**Your task**
Give all of the lines again, with nothing added or dropped.

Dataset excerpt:
-- -- --

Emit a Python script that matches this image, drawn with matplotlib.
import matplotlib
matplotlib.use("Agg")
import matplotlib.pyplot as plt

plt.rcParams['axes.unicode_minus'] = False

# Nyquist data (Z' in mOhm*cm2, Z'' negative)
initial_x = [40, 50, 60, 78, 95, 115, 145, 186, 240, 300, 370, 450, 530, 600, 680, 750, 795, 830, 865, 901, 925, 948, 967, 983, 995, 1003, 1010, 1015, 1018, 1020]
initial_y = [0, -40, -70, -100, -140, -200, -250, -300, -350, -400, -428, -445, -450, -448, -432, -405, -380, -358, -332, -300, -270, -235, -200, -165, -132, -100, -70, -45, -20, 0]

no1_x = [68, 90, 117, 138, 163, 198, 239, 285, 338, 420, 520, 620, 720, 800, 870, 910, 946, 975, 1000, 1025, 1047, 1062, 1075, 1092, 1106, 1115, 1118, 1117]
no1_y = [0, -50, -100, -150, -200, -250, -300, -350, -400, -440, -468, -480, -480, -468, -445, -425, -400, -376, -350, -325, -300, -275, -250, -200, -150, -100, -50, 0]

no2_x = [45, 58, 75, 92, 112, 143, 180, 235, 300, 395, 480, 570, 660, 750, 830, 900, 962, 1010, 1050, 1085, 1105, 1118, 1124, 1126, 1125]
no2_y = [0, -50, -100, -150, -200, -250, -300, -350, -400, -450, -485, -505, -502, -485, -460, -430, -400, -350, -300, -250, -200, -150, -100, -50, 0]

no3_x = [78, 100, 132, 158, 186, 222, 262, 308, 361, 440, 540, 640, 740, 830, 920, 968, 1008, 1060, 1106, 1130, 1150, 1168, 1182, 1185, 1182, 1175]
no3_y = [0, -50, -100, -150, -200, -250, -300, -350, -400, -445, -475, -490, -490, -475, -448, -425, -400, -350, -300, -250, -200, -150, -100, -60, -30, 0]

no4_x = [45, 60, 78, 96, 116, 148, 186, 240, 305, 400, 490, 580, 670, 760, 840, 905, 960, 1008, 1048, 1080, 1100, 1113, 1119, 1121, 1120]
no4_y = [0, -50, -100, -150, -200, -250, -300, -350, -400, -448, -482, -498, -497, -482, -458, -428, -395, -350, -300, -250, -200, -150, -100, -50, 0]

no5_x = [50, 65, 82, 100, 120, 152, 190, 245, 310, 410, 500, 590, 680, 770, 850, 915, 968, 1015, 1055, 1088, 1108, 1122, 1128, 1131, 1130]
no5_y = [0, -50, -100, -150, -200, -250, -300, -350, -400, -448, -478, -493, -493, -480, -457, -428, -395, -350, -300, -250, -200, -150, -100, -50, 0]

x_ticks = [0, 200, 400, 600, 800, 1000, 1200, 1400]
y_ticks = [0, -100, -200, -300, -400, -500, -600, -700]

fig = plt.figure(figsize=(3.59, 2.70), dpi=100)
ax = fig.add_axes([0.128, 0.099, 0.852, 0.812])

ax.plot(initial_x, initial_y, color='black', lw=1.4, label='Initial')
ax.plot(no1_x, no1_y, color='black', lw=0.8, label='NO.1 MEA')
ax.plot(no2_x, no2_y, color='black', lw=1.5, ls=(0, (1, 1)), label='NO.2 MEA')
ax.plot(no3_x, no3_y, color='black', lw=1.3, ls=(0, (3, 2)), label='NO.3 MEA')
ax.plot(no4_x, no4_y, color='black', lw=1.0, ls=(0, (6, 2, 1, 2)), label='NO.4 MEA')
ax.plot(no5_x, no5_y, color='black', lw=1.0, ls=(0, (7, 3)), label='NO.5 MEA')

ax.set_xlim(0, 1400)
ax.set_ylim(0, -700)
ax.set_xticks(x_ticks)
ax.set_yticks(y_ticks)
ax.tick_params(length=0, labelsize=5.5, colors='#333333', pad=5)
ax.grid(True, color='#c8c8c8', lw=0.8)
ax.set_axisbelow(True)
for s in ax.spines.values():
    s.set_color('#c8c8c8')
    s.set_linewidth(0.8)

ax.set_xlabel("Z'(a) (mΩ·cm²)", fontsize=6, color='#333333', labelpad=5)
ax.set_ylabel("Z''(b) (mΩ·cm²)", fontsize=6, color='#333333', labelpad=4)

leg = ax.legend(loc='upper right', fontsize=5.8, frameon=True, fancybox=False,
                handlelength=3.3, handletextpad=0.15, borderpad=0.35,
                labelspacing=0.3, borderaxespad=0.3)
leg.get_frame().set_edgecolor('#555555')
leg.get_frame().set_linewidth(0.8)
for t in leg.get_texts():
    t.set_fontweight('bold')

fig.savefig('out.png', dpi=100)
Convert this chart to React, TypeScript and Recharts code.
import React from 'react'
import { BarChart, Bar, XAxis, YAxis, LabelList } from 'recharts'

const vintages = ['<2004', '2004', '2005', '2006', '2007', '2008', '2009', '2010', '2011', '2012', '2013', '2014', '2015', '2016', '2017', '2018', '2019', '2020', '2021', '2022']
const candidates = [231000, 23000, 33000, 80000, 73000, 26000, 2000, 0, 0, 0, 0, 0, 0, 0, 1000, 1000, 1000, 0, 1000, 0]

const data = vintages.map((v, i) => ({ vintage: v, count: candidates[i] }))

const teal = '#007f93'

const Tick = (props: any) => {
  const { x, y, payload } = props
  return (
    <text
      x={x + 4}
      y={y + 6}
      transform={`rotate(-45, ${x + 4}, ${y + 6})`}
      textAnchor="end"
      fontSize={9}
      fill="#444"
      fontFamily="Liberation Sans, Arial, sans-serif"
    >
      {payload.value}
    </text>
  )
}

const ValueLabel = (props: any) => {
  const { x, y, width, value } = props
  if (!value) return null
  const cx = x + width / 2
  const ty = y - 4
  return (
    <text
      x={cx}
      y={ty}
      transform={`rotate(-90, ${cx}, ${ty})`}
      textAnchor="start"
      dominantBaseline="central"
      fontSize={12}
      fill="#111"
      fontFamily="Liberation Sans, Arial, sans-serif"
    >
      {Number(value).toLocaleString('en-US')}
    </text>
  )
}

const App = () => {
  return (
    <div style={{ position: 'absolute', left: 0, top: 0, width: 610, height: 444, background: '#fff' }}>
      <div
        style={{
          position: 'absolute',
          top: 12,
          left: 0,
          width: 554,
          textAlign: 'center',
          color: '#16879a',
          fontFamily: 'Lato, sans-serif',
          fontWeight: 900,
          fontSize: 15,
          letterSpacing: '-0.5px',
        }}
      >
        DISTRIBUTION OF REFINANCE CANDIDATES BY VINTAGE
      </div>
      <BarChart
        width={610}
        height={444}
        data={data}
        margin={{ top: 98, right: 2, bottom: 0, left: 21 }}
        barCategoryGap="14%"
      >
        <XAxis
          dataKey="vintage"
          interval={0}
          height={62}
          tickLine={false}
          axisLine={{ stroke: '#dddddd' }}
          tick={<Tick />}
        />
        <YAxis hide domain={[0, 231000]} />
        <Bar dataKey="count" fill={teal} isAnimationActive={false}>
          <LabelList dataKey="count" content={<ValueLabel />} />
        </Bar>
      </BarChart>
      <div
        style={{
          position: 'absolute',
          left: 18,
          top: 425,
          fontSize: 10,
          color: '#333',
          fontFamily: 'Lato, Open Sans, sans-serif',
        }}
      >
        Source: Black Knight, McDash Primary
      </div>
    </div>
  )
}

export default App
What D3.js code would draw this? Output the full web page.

-- -- --

**Solution for this task**
Emit a Python script that matches this image, drawn with matplotlib.
import matplotlib
matplotlib.use("Agg")
import matplotlib.pyplot as plt

plt.rcParams['axes.unicode_minus'] = False

# Nyquist data (Z' in mOhm*cm2, Z'' negative)
initial_x = [40, 50, 60, 78, 95, 115, 145, 186, 240, 300, 370, 450, 530, 600, 680, 750, 795, 830, 865, 901, 925, 948, 967, 983, 995, 1003, 1010, 1015, 1018, 1020]
initial_y = [0, -40, -70, -100, -140, -200, -250, -300, -350, -400, -428, -445, -450, -448, -432, -405, -380, -358, -332, -300, -270, -235, -200, -165, -132, -100, -70, -45, -20, 0]

no1_x = [68, 90, 117, 138, 163, 198, 239, 285, 338, 420, 520, 620, 720, 800, 870, 910, 946, 975, 1000, 1025, 1047, 1062, 1075, 1092, 1106, 1115, 1118, 1117]
no1_y = [0, -50, -100, -150, -200, -250, -300, -350, -400, -440, -468, -480, -480, -468, -445, -425, -400, -376, -350, -325, -300, -275, -250, -200, -150, -100, -50, 0]

no2_x = [45, 58, 75, 92, 112, 143, 180, 235, 300, 395, 480, 570, 660, 750, 830, 900, 962, 1010, 1050, 1085, 1105, 1118, 1124, 1126, 1125]
no2_y = [0, -50, -100, -150, -200, -250, -300, -350, -400, -450, -485, -505, -502, -485, -460, -430, -400, -350, -300, -250, -200, -150, -100, -50, 0]

no3_x = [78, 100, 132, 158, 186, 222, 262, 308, 361, 440, 540, 640, 740, 830, 920, 968, 1008, 1060, 1106, 1130, 1150, 1168, 1182, 1185, 1182, 1175]
no3_y = [0, -50, -100, -150, -200, -250, -300, -350, -400, -445, -475, -490, -490, -475, -448, -425, -400, -350, -300, -250, -200, -150, -100, -60, -30, 0]

no4_x = [45, 60, 78, 96, 116, 148, 186, 240, 305, 400, 490, 580, 670, 760, 840, 905, 960, 1008, 1048, 1080, 1100, 1113, 1119, 1121, 1120]
no4_y = [0, -50, -100, -150, -200, -250, -300, -350, -400, -448, -482, -498, -497, -482, -458, -428, -395, -350, -300, -250, -200, -150, -100, -50, 0]

no5_x = [50, 65, 82, 100, 120, 152, 190, 245, 310, 410, 500, 590, 680, 770, 850, 915, 968, 1015, 1055, 1088, 1108, 1122, 1128, 1131, 1130]
no5_y = [0, -50, -100, -150, -200, -250, -300, -350, -400, -448, -478, -493, -493, -480, -457, -428, -395, -350, -300, -250, -200, -150, -100, -50, 0]

x_ticks = [0, 200, 400, 600, 800, 1000, 1200, 1400]
y_ticks = [0, -100, -200, -300, -400, -500, -600, -700]

fig = plt.figure(figsize=(3.59, 2.70), dpi=100)
ax = fig.add_axes([0.128, 0.099, 0.852, 0.812])

ax.plot(initial_x, initial_y, color='black', lw=1.4, label='Initial')
ax.plot(no1_x, no1_y, color='black', lw=0.8, label='NO.1 MEA')
ax.plot(no2_x, no2_y, color='black', lw=1.5, ls=(0, (1, 1)), label='NO.2 MEA')
ax.plot(no3_x, no3_y, color='black', lw=1.3, ls=(0, (3, 2)), label='NO.3 MEA')
ax.plot(no4_x, no4_y, color='black', lw=1.0, ls=(0, (6, 2, 1, 2)), label='NO.4 MEA')
ax.plot(no5_x, no5_y, color='black', lw=1.0, ls=(0, (7, 3)), label='NO.5 MEA')

ax.set_xlim(0, 1400)
ax.set_ylim(0, -700)
ax.set_xticks(x_ticks)
ax.set_yticks(y_ticks)
ax.tick_params(length=0, labelsize=5.5, colors='#333333', pad=5)
ax.grid(True, color='#c8c8c8', lw=0.8)
ax.set_axisbelow(True)
for s in ax.spines.values():
    s.set_color('#c8c8c8')
    s.set_linewidth(0.8)

ax.set_xlabel("Z'(a) (mΩ·cm²)", fontsize=6, color='#333333', labelpad=5)
ax.set_ylabel("Z''(b) (mΩ·cm²)", fontsize=6, color='#333333', labelpad=4)

leg = ax.legend(loc='upper right', fontsize=5.8, frameon=True, fancybox=False,
                handlelength=3.3, handletextpad=0.15, borderpad=0.35,
                labelspacing=0.3, borderaxespad=0.3)
leg.get_frame().set_edgecolor('#555555')
leg.get_frame().set_linewidth(0.8)
for t in leg.get_texts():
    t.set_fontweight('bold')

fig.savefig('out.png', dpi=100)
Convert this chart to React, TypeScript and Recharts code.
import React from 'react'
import { BarChart, Bar, XAxis, YAxis, LabelList } from 'recharts'

const vintages = ['<2004', '2004', '2005', '2006', '2007', '2008', '2009', '2010', '2011', '2012', '2013', '2014', '2015', '2016', '2017', '2018', '2019', '2020', '2021', '2022']
const candidates = [231000, 23000, 33000, 80000, 73000, 26000, 2000, 0, 0, 0, 0, 0, 0, 0, 1000, 1000, 1000, 0, 1000, 0]

const data = vintages.map((v, i) => ({ vintage: v, count: candidates[i] }))

const teal = '#007f93'

const Tick = (props: any) => {
  const { x, y, payload } = props
  return (
    <text
      x={x + 4}
      y={y + 6}
      transform={`rotate(-45, ${x + 4}, ${y + 6})`}
      textAnchor="end"
      fontSize={9}
      fill="#444"
      fontFamily="Liberation Sans, Arial, sans-serif"
    >
      {payload.value}
    </text>
  )
}

const ValueLabel = (props: any) => {
  const { x, y, width, value } = props
  if (!value) return null
  const cx = x + width / 2
  const ty = y - 4
  return (
    <text
      x={cx}
      y={ty}
      transform={`rotate(-90, ${cx}, ${ty})`}
      textAnchor="start"
      dominantBaseline="central"
      fontSize={12}
      fill="#111"
      fontFamily="Liberation Sans, Arial, sans-serif"
    >
      {Number(value).toLocaleString('en-US')}
    </text>
  )
}

const App = () => {
  return (
    <div style={{ position: 'absolute', left: 0, top: 0, width: 610, height: 444, background: '#fff' }}>
      <div
        style={{
          position: 'absolute',
          top: 12,
          left: 0,
          width: 554,
          textAlign: 'center',
          color: '#16879a',
          fontFamily: 'Lato, sans-serif',
          fontWeight: 900,
          fontSize: 15,
          letterSpacing: '-0.5px',
        }}
      >
        DISTRIBUTION OF REFINANCE CANDIDATES BY VINTAGE
      </div>
      <BarChart
        width={610}
        height={444}
        data={data}
        margin={{ top: 98, right: 2, bottom: 0, left: 21 }}
        barCategoryGap="14%"
      >
        <XAxis
          dataKey="vintage"
          interval={0}
          height={62}
          tickLine={false}
          axisLine={{ stroke: '#dddddd' }}
          tick={<Tick />}
        />
        <YAxis hide domain={[0, 231000]} />
        <Bar dataKey="count" fill={teal} isAnimationActive={false}>
          <LabelList dataKey="count" content={<ValueLabel />} />
        </Bar>
      </BarChart>
      <div
        style={{
          position: 'absolute',
          left: 18,
          top: 425,
          fontSize: 10,
          color: '#333',
          fontFamily: 'Lato, Open Sans, sans-serif',
        }}
      >
        Source: Black Knight, McDash Primary
      </div>
    </div>
  )
}

export default App
What D3.js code would draw this? Output the full web page.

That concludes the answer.